What Does Umbrella Sampling Actually Sample?

Note: This is an early draft page for the executable kUPS MD tutorial series. It is intentionally hidden from site navigation while the simulations, notebooks, figures, and review artifacts mature. This post follows the free-energy-estimator discussion by asking what biased umbrella windows actually sample, how adjacent overlap controls reconstruction, and how sparse windows can fail even with many samples. Corrections and replication issues should be tracked in sungsoo-ahn/kups-md-tutorials.

Introduction

Umbrella sampling does not sample the target PMF directly. Each window samples a biased ensemble. The unbiased PMF is reconstructed later, and that reconstruction only works when neighboring biased ensembles overlap enough to form a connected bridge across the collective variable.

For ML researchers working with MLIPs, this is the useful shift: window placement is a statistical design problem. A large trajectory in each window is not enough if the windows do not exchange probability mass through their tails. WHAM and MBAR formalize this reweighting problem across biased or intermediate states (Torrie & Valleau, 1977; Kumar et al., 1992; Shirts & Chodera, 2008).

This draft demonstrates the executable slice of the tenth tutorial with a known one-dimensional double-well PMF. Dense and sparse umbrella protocols are run against the same answer key, so the diagnostic can isolate overlap and window placement from physical-model error.

What Is Being Sampled?

The current diagnostic compares two harmonic umbrella protocols on the same double-well coordinate:

Protocol Windows Minimum adjacent overlap Barrier error
dense_windows 9 0.3552 0.0106
sparse_windows 4 0.0003 -0.2554

Both protocols draw many samples from every biased window. The difference is whether those biased samples connect neighboring regions of the collective variable.

What Should The Diagnostic Show?

The full run compares the known PMF to dense and sparse WHAM-style reconstructions. It also records adjacent histogram overlap and per-window sampling means. The sparse protocol intentionally skips the bridge through the barrier region, making the reconstruction less reliable even though every window has local support.

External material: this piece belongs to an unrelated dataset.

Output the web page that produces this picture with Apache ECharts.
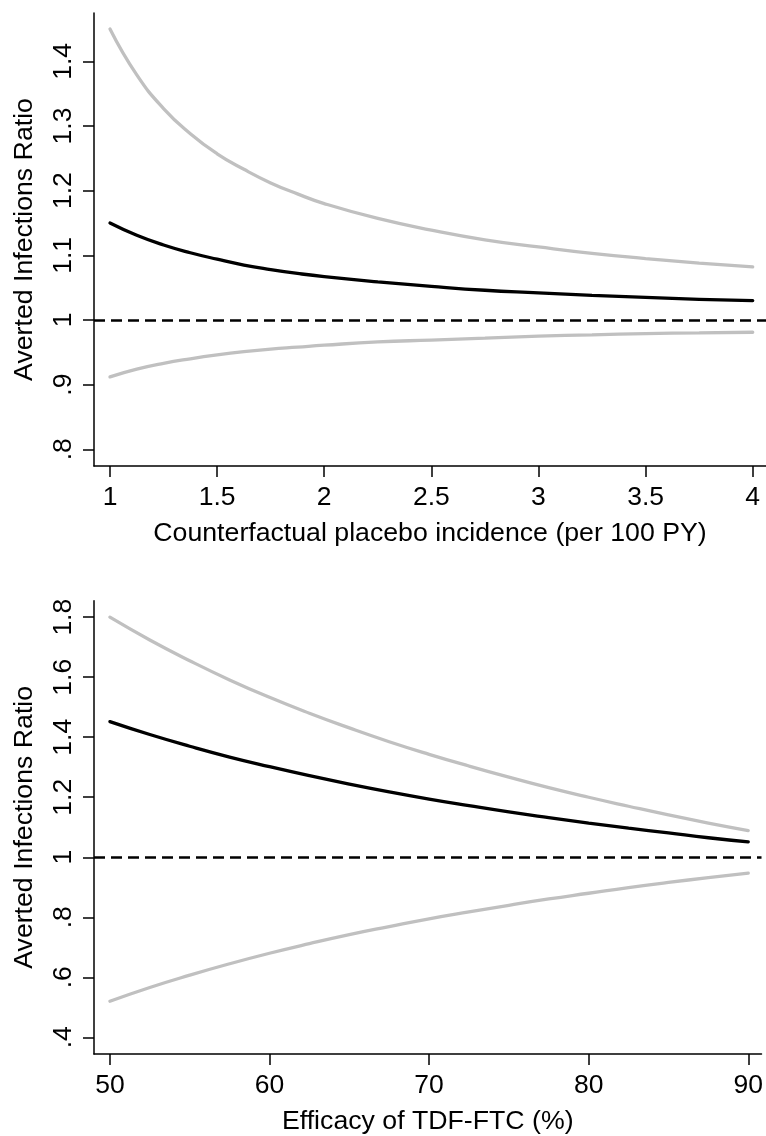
<!DOCTYPE html>
<html>
<head>
<meta charset="utf-8">
<script src="https://cdn.jsdelivr.net/npm/echarts@6/dist/echarts.min.js"></script>
<style>
  html, body { margin: 0; padding: 0; background: #fff; }
  #chart { width: 766px; height: 1136px; }
</style>
</head>
<body>
<div id="chart"></div>
<script>
// 上图：安慰剂发病率 (per 100 PY)
var incidence = [1, 1.125, 1.25, 1.375, 1.5, 1.625, 1.75, 1.875, 2, 2.25, 2.5, 2.75, 3, 3.25, 3.5, 3.75, 4];
var incPoint = [1.150, 1.131, 1.116, 1.104, 1.094, 1.085, 1.078, 1.072, 1.067, 1.059, 1.052, 1.046, 1.042, 1.038, 1.035, 1.032, 1.030];
var incUpper = [1.450, 1.379, 1.327, 1.288, 1.257, 1.233, 1.212, 1.195, 1.180, 1.157, 1.139, 1.124, 1.113, 1.103, 1.095, 1.088, 1.082];
var incLower = [0.912, 0.924, 0.933, 0.940, 0.946, 0.951, 0.955, 0.958, 0.961, 0.966, 0.969, 0.972, 0.975, 0.977, 0.979, 0.980, 0.981];
var incTicks = [1, 1.5, 2, 2.5, 3, 3.5, 4];
var incYTicks = [0.8, 0.9, 1, 1.1, 1.2, 1.3, 1.4];

// 下图：TDF-FTC 效力 (%)
var efficacy = [50, 52.5, 55, 57.5, 60, 62.5, 65, 67.5, 70, 72.5, 75, 77.5, 80, 82.5, 85, 87.5, 90];
var effPoint = [1.452, 1.409, 1.370, 1.334, 1.302, 1.272, 1.244, 1.218, 1.194, 1.172, 1.151, 1.132, 1.114, 1.097, 1.081, 1.065, 1.051];
var effUpper = [1.800, 1.724, 1.655, 1.591, 1.533, 1.480, 1.431, 1.385, 1.343, 1.304, 1.267, 1.232, 1.200, 1.170, 1.141, 1.114, 1.089];
var effLower = [0.520, 0.566, 0.607, 0.645, 0.680, 0.712, 0.742, 0.769, 0.795, 0.818, 0.840, 0.861, 0.880, 0.899, 0.916, 0.932, 0.947];
var effTicks = [50, 60, 70, 80, 90];
var effYTicks = [0.4, 0.6, 0.8, 1, 1.2, 1.4, 1.6, 1.8];

var FONT = "'Liberation Sans', Arial, Helvetica, sans-serif";
var GRAY = '#c0c0c0';

function pairs(xs, ys) {
	var out = [];
	for (var i = 0; i < xs.length; i++) {
		out.push([xs[i], ys[i]]);
	}
	return out;
}

// 去掉前导0，比如 0.8 -> .8
function stataNum(v) {
	var s = String(Math.round(v * 1000) / 1000);
	return s.replace(/^0\./, '.');
}

function xAxisOf(idx, min, max, ticks, name) {
	return {
		type: 'value', gridIndex: idx, min: min, max: max,
		name: name, nameLocation: 'middle', nameGap: 54,
		nameTextStyle: { color: '#000', fontSize: 26.7, fontFamily: FONT },
		axisLine: { onZero: false, lineStyle: { color: '#000', width: 1.5 } },
		axisTick: { customValues: ticks, length: 11, lineStyle: { color: '#000', width: 1.5 } },
		axisLabel: { customValues: ticks, formatter: stataNum, margin: 18, color: '#000', fontSize: 26.5, fontFamily: FONT },
		splitLine: { show: false }
	};
}

function yAxisOf(idx, min, max, ticks) {
	return {
		type: 'value', gridIndex: idx, min: min, max: max,
		name: 'Averted Infections Ratio', nameLocation: 'middle', nameRotate: 90, nameGap: 56,
		nameTextStyle: { color: '#000', fontSize: 26.7, fontFamily: FONT },
		axisLine: { show: true, onZero: false, lineStyle: { color: '#000', width: 1.5 } },
		axisTick: { show: true, customValues: ticks, length: 11, lineStyle: { color: '#000', width: 1.5 } },
		axisLabel: { customValues: ticks, formatter: stataNum, rotate: 90, margin: 17, color: '#000', fontSize: 26.5, fontFamily: FONT },
		splitLine: { show: false }
	};
}

function curve(idx, xs, ys, color) {
	return {
		type: 'line', xAxisIndex: idx, yAxisIndex: idx,
		data: pairs(xs, ys), smooth: 0.5, symbol: 'none', silent: true,
		lineStyle: { color: color, width: 3.3, cap: 'round' }
	};
}

function refLine(idx) {
	return {
		type: 'line', xAxisIndex: idx, yAxisIndex: idx, data: [], silent: true,
		markLine: {
			symbol: 'none', silent: true, label: { show: false },
			lineStyle: { color: '#000', width: 2.5, type: [11, 6] },
			data: [{ yAxis: 1 }]
		}
	};
}

var chart = echarts.init(document.getElementById('chart'), null, { renderer: 'canvas' });
chart.setOption({
	backgroundColor: '#fff',
	animation: false,
	grid: [
		{ left: 94, top: 13, width: 672, height: 453 },
		{ left: 94, top: 600.7, width: 672, height: 453.3 }
	],
	xAxis: [
		xAxisOf(0, 0.9253, 4.062, incTicks, 'Counterfactual placebo incidence (per 100 PY)'),
		xAxisOf(1, 49.004, 90.83, effTicks, 'Efficacy of TDF-FTC (%)')
	],
	yAxis: [
		yAxisOf(0, 0.7742, 1.4747, incYTicks),
		yAxisOf(1, 0.3443, 1.855, effYTicks)
	],
	series: [
		refLine(0),
		curve(0, incidence, incUpper, GRAY),
		curve(0, incidence, incLower, GRAY),
		curve(0, incidence, incPoint, '#000'),
		refLine(1),
		curve(1, efficacy, effUpper, GRAY),
		curve(1, efficacy, effLower, GRAY),
		curve(1, efficacy, effPoint, '#000')
	]
});
</script>
</body>
</html>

Umbrella-sampling diagnostics for the committed full profile. Dense windows maintain adjacent overlap and recover the known PMF, while sparse windows leave a near-zero-overlap bridge and bias the reconstructed barrier downward.

Reproduction

The current executable path is:

git clone https://github.com/sungsoo-ahn/kups-md-tutorials
cd kups-md-tutorials
uv sync
uv run kups-tutorial run 10 --profile smoke
uv run kups-tutorial verify 10 --profile smoke
uv run kups-tutorial run 10 --profile full
uv run kups-tutorial verify 10 --profile full
uv run jupyter execute notebooks/post-10-umbrella-sampling.ipynb --inplace

The notebook is deliberately not the implementation source. It imports the configuration loader, umbrella diagnostics, and figure generator from src/kups_md_tutorials/.

Current Status

This page is not the final article. The implemented pieces are:

  • smoke and full controlled umbrella-sampling workflows
  • committed compact summaries, PMF curves, and window-overlap outputs
  • executable notebook
  • generated SVG/PNG figure and snapshot review
  • self-review note covering code, science, notebook, and figure feedback

The missing pieces are:

  • final 3,500-10,000-word article prose
  • rendered desktop and mobile page snapshots
  • production MD context and final uncertainty diagnostics
  • final citation pass

The rule for this post is that umbrella sampling is only as trustworthy as the biased ensembles that connect the coordinate. Window placement, overlap, and replica consistency are part of the result, not optional diagnostics.

References

  • Torrie, G. M. & Valleau, J. P. (1977). Nonphysical sampling distributions in Monte Carlo free-energy estimation: umbrella sampling. Journal of Computational Physics, 23, 187-199.
  • Kumar, S., Rosenberg, J. M., Bouzida, D., Swendsen, R. H. & Kollman, P. A. (1992). The weighted histogram analysis method for free-energy calculations on biomolecules. Journal of Computational Chemistry, 13, 1011-1021.
  • Shirts, M. R. & Chodera, J. D. (2008). Statistically optimal analysis of samples from multiple equilibrium states. The Journal of Chemical Physics, 129, 124105.